Below are the images used for this project. I took images Street View 1 and Street View 2 in Queens, NYC for warping and mosaicing. These were done by standing firmly in the middle of the street and rotating my body about 30 degrees. The freedom tower and buildings images were taken with a similar method, but vertically.
Correspondence points were selected on image pairs (shown in green). These points were used to calculate the homography matrix.
The homography matrix H is calculated to map the coordinates from image 1 to image 2 via least squares. The matrix is shown below (rounded for visual pleasure).
Image rectification on the street would be a little boring, so I chose a more interesting photo. This image is from an Egyptian restaurant in SoHo. On the ceiling are a series of LED signs. I thought it would be cool to rectify that section to get a clearer view of them. I annotated the corner of that square sign with the hexagonal pattern.
The green points correspond to the sign corners, and the orange correspond to a manually designated square of with lengths corresponding to the longest distance between the green points.
For this situation it made the most sense to fix one image and shift the other to align the corresponding points. The second image was chosen to be fixed. The bounding box of the images is also expanded to accomodate the other image. This is calculated by warping the image corners of the first image, expanding the bounding box, calculating the overlap with the second image, and expanding the image based on the difference sans overlap in both directions.
Averageing the warped street view images works, but the results are very strange. We have color variations depending on if there is image overlap.
I generated masks from the warped images by thresholding where the pixel values were greater than 0.
I multiply these masks and their inverses to create 4 sections of the image.
The overlapping sections are averaged together, while the mutually exclusive pieces are taken at full magnitude.
We do have slight ghosting here. This is likely because I had some accidental degree of translation along with rotation when taking the image (what can I say, there were cars about to come).
I try to mitigate this a bit by implementing a 5-level Laplacian stack. Instead of averaging the overlapping regions, I instead select the View 2 to be on top (Piece 3).

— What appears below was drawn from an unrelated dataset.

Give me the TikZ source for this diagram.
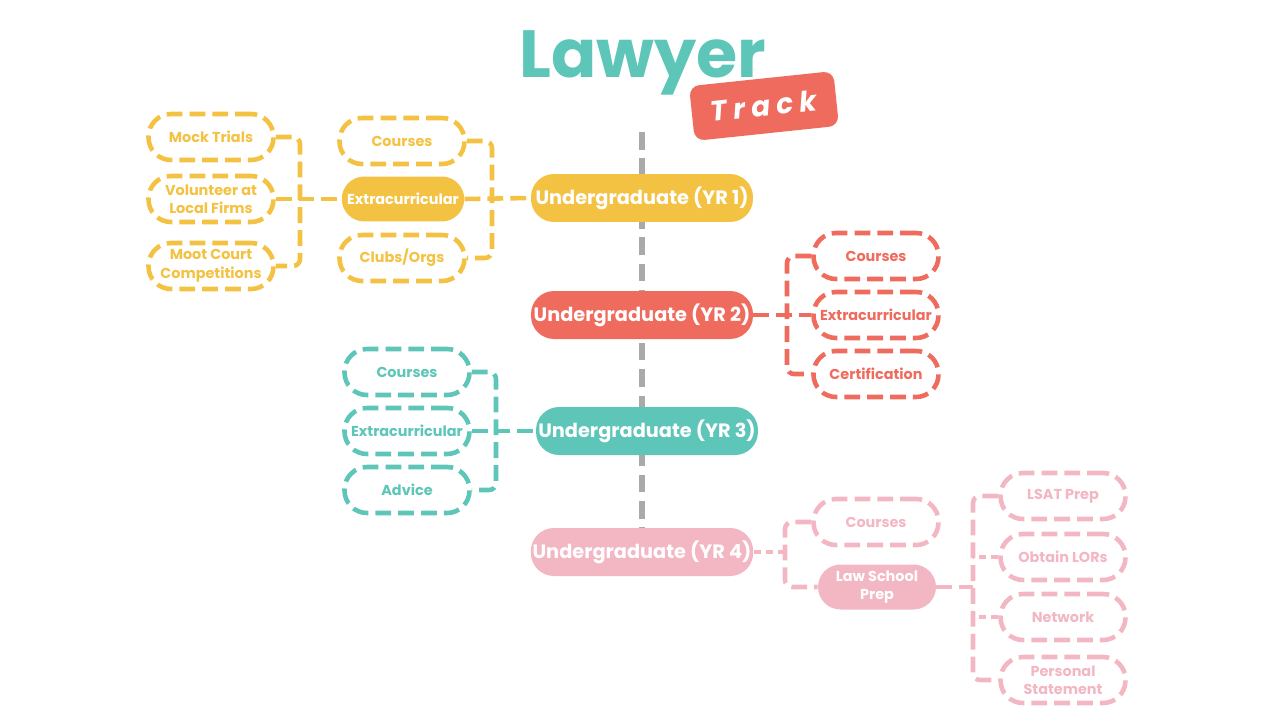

Aside from the abrupt end of the white line in the bottom-left corner, these results look pretty good.
A similar approach was implemented for the tower and buildings images, where the better piece was selected to be on top.
Doing this assignement made it very clear how signficiant very small off-axis effects can have on the prospective image alignment capabilities. While I was not aware of the small translations my hand did, it was enough to significantly shift the focal plane. While trying several iterations of this, I was able to align different parts of the image better by creating bias in that direction (adding more points to make the SSE favor alignment in that region), but I was unable to globally get rid of the doubling.
4-Point RANSAC was used to evaluate points for autostitching. The following parameters were used for each image pair. A larger amount of points were evaluated for the road image because the top 500 points with largest radii were located in non-overlapping parts of the image.
Road
Top Corresponding Harris Points Evaluated: 5000
Minimum Harris Distance: 25
Feature Matching Threshold NN1/NN2: .2
RANSAC $\epsilon = 5 \times 10^3$
Freedom Tower
Top Corresponding Harris Points Evaluated: 500
Minimum Harris Distance: 50
Feature Matching Threshold NN1/NN2: .2
RANSAC $\epsilon = 1 \times 10^4$
Buildings
Top Corresponding Harris Points Evaluated: 500
Minimum Harris Distance: 50
Feature Matching Threshold NN1/NN2: .2
RANSAC $\epsilon = 5 \times 10^3$
For the feature extraction portion, 40x40 patches are extracted centered at the point-of-interest. This is convolved with a 5x5 gaussian kernel, after which every 5th pixel is sampled. The patches where then normalized to N(0,1). A few extracted features are shown below.
New homographies were computed using the RANSAC selected points.
Mosaic images were created using these new homographies. The automatically stitched images are SIGNIFCANTLY better than the hand-stitched. We can see the ghosting is completely eliminated. The same 5-level laplacian pyramid method using the masks generated in part 1 were implemented for blending.
There are usually overlap issues on the edges of the individual images. This is likely a result of spherical aberration from the camera lens. It would be wiser in the future to take images with a larger degree of overlap so I could merely crop these artifacts out.
It was very cool to see the implementation of the harris points. I learned the importance of setting an epsilon criteria for the feature matching. It was also very nice to see how much better the computer is when computing statistics than my feeble human mind and hands.
I implemented rotational invariance. To do this, I calculated the gradient angle across the image via the inverse tangent. I then rotated the patch in the opposite direction of this angle and blurred + subsampled. I don't think this was a particularly successful attempt. I needed to increase the NN1/NN2 threshold from .2 to .3 to get a reasonable amount of points for RANSAC.
I'm getting a lot of false positives for correspondence points. There are issues but I'm not sure what they are.